Well it doesn't need udev itself, just libudev.

But if the binary blob is hard-coded to search for
/usr/lib/libudev.so.0{,.9.3}, that means /usr must exist at
boot-time...

... or at least /usr/lib/libudev.so.0{,.9.3}

IMO, providing 1 file (+ 1 symlink) is still much better than having
to provide the *whole* /usr tree during boot-time.

Now, what's needed is to catalog (1) essential boot-time devs that
can't be handled by mdev, and (2) essential files that need to exist
under /usr during boot-time.

#1 should be interesting for busybox upstream, while #2 will be
necessary for those trying to wean themselves off udev :-)

We're one step closer to an udev-free Gentoo, yay!

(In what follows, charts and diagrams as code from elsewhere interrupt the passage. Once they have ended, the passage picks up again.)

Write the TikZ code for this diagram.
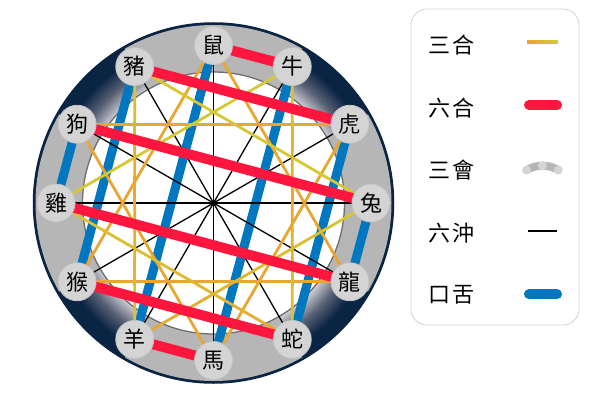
\documentclass[tikz,border=0pt]{standalone}
\usepackage{fontspec}
\newfontfamily\cjk{Noto Sans CJK TC}
\usetikzlibrary{calc}
\pgfdeclarelayer{back}
\pgfdeclarelayer{links}
\pgfsetlayers{back,links,main}
\definecolor{ringin}{RGB}{205,205,212}
\definecolor{ringmid}{RGB}{88,96,116}
\definecolor{ringout}{RGB}{10,36,68}
\definecolor{bandgray}{RGB}{182,182,182}
\definecolor{innerline}{RGB}{110,110,110}
\definecolor{nodegray}{RGB}{212,212,212}
\definecolor{nodeedge}{RGB}{196,196,196}
\definecolor{liuhered}{RGB}{255,22,62}
\definecolor{koublue}{RGB}{0,119,190}
\definecolor{sanheO}{RGB}{233,166,48}
\definecolor{sanheY}{RGB}{214,200,52}
\definecolor{legline}{RGB}{210,210,210}
\pgfdeclareradialshading{ringshade}{\pgfpoint{0bp}{0bp}}{color(0bp)=(ringin); color(18.2bp)=(ringin); color(20.6bp)=(ringmid); color(23bp)=(ringout); color(50bp)=(ringout)}
\tikzset{
  animal/.style={circle, minimum size=38pt, inner sep=0pt, fill=nodegray, draw=nodeedge, line width=0.8pt, font=\cjk\fontsize{22pt}{22pt}\selectfont},
  band/.style={draw=bandgray, line width=48pt},
  chong/.style={draw=black, line width=1.3pt},
  liuhe/.style={draw=liuhered, line width=10pt},
  kou/.style={draw=koublue, line width=9pt},
  sanhe/.style={line width=2.8pt},
  legtext/.style={anchor=west, inner sep=0pt, font=\cjk\fontsize{22pt}{22pt}\selectfont},
}
\newcommand{\sanheline}[5]{%
  \foreach \k in {0,...,9}{%
    \pgfmathsetmacro\ta{\k/10}%
    \pgfmathsetmacro\tb{(\k+1)/10+0.006}%
    \pgfmathtruncatemacro\pc{mod(\k,5)*20+10}%
    \ifnum\k<5 \def\cola{#4!\pc!#3}\else\def\cola{#5!\pc!#4}\fi
    \draw[sanhe, draw=\cola] ($(#1.center)!\ta!(#2.center)$) -- ($(#1.center)!\tb!(#2.center)$);
  }}
\begin{document}
\begin{tikzpicture}[x=1pt,y=1pt]
\useasboundingbox (0,0) rectangle (600,400);
\coordinate (C) at (213.5,197);
\foreach \n/\a/\t in {rat/90/鼠, ox/60/牛, tiger/30/虎, rabbit/0/兔, dragon/-30/龍, snake/-60/蛇, horse/-90/馬, goat/-120/羊, monkey/-150/猴, rooster/180/雞, dog/150/狗, pig/120/豬}
  \node[animal] (\n) at ($(C)+(\a:157.5pt)$) {\t};

\begin{pgfonlayer}{back}
  \shade[shading=ringshade] (C) circle (180pt);
  \draw[ringout, line width=1.5pt] (C) circle (180pt);
  \foreach \s in {120,30,-60,-150}
    \draw[band] ($(C)+(\s:154pt)$) arc[start angle=\s, delta angle=-60, radius=154pt];
  \draw[fill=white, draw=innerline, line width=1.3pt] (C) circle (131pt);
\end{pgfonlayer}

\begin{pgfonlayer}{links}
  % kou she
  \foreach \a/\b in {pig/monkey, rat/goat, ox/horse, tiger/snake, rabbit/dragon, rooster/dog}
    \draw[kou] (\a.center) -- (\b.center);
  % liu chong
  \foreach \a/\b in {rat/horse, ox/goat, tiger/monkey, rabbit/rooster, dragon/dog, snake/pig}
    \draw[chong] (\a.center) -- (\b.center);
  % san he
  \foreach \a/\b in {rat/monkey, rat/dragon, monkey/dragon, tiger/dog, tiger/horse, dog/horse}
    \draw[sanhe, draw=sanheO] (\a.center) -- (\b.center);
  \foreach \a/\b in {pig/rabbit, ox/rooster}
    \draw[sanhe, draw=sanheY] (\a.center) -- (\b.center);
  \sanheline{pig}{goat}{sanheY}{sanheO}{sanheY}
  \sanheline{ox}{snake}{sanheY}{sanheO}{sanheY}
  \sanheline{rabbit}{goat}{sanheY}{sanheY!50!sanheO}{sanheO}
  \sanheline{rooster}{snake}{sanheY}{sanheY!60!sanheO}{sanheO}
  % liu he
  \foreach \a/\b in {rat/ox, tiger/pig, rabbit/dog, dragon/rooster, snake/monkey, horse/goat}
    \draw[liuhe] (\a.center) -- (\b.center);
\end{pgfonlayer}

% legend
\node[draw=legline, rounded corners=16pt, fill=white, minimum width=168pt, minimum height=316pt, line width=0.8pt] (legend) at (495,233) {};
\node[legtext] (lsanhe) at (428,355) {三\hspace{2pt}合};
\node[legtext] (lliuhe) at (428,291.7) {六\hspace{2pt}合};
\node[legtext] (lsanhui) at (428,230) {三\hspace{2pt}會};
\node[legtext] (lchong) at (428,166.7) {六\hspace{2pt}沖};
\node[legtext] (lkou) at (428,105) {口\hspace{2pt}舌};
\shade[left color=sanheO, right color=sanheY] (527,356.3) rectangle (558,359.1);
\draw[liuhe, line cap=round] (529,295) -- (557,295);
\draw[draw=bandgray, line width=8pt, line cap=round] (526.7,230) arc[start angle=120.4, end angle=59.6, radius=31.2];
\foreach \p in {(526.7,230),(542.5,234.3),(558.3,230)}
  \fill[nodegray] \p circle (4.5pt);
\draw[black, line width=1.4pt] (528.3,169) -- (557.3,169);
\draw[kou, line width=10pt, line cap=round] (529,105.7) -- (557,105.7);
\end{tikzpicture}
\end{document}
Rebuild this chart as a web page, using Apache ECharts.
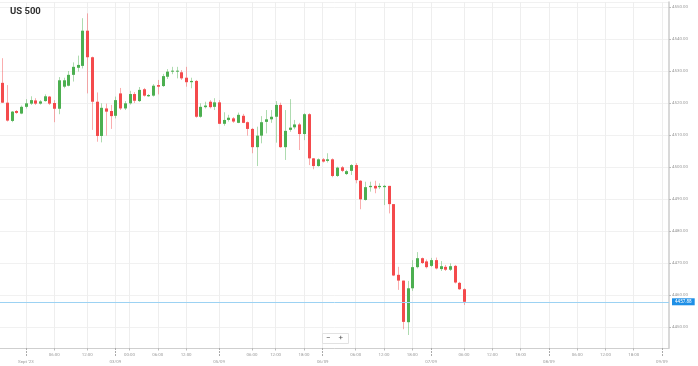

(Come to think of it, has *any* distro ever attempted this...
'unconventional of going udev-free?)

Rgds,
-- 
FdS Pandu E Poluan
~ IT Optimizer ~

 • LOPSA Member #15248
 • Blog : http://pepoluan.tumblr.com
 • Linked-In : http://id.linkedin.com/in/pepoluan



[gentoo-user] Re: Beta test Gentoo with mdev instead of udev; version 3

2012-01-03 Thread Nicolas Sebrecht
The 03/01/12, Pandu Poluan wrote:

 (Come to think of it, has *any* distro ever attempted this...
 'unconventional of going udev-free?)

mdev is not an udev replacement. It's a very minimalist udev designed
for embedded systems and initramfs. These days, a full-featured system
require a dynamic /dev and AFAIK the only existing and up-to-date tool
for this job is udev.

I don't think any other distro attempted to get free of udev as it means
coming back to 10 years ago, at least.

-- 
Nicolas Sebrecht



Re: [gentoo-user] Re: Beta test Gentoo with mdev instead of udev; version 3

2012-01-03 Thread Pandu Poluan
On Jan 3, 2012 7:35 PM, Nicolas Sebrecht nsebre...@piing.fr wrote:

 The 03/01/12, Pandu Poluan wrote:

  (Come to think of it, has *any* distro ever attempted this...
  'unconventional of going udev-free?)

 mdev is not an udev replacement. It's a very minimalist udev designed
 for embedded systems and initramfs. These days, a full-featured system
 require a dynamic /dev and AFAIK the only existing and up-to-date tool
 for this job is udev.

 I don't think any other distro attempted to get free of udev as it means
 coming back to 10 years ago, at least.


For desktops, I agree.

But I can see a use case for mdev completely replacing udev: servers and
virtual machines.

Servers, especially production ones, have a hardware change only once in
every two blue moons. They don't need all the bells and whistles of udev.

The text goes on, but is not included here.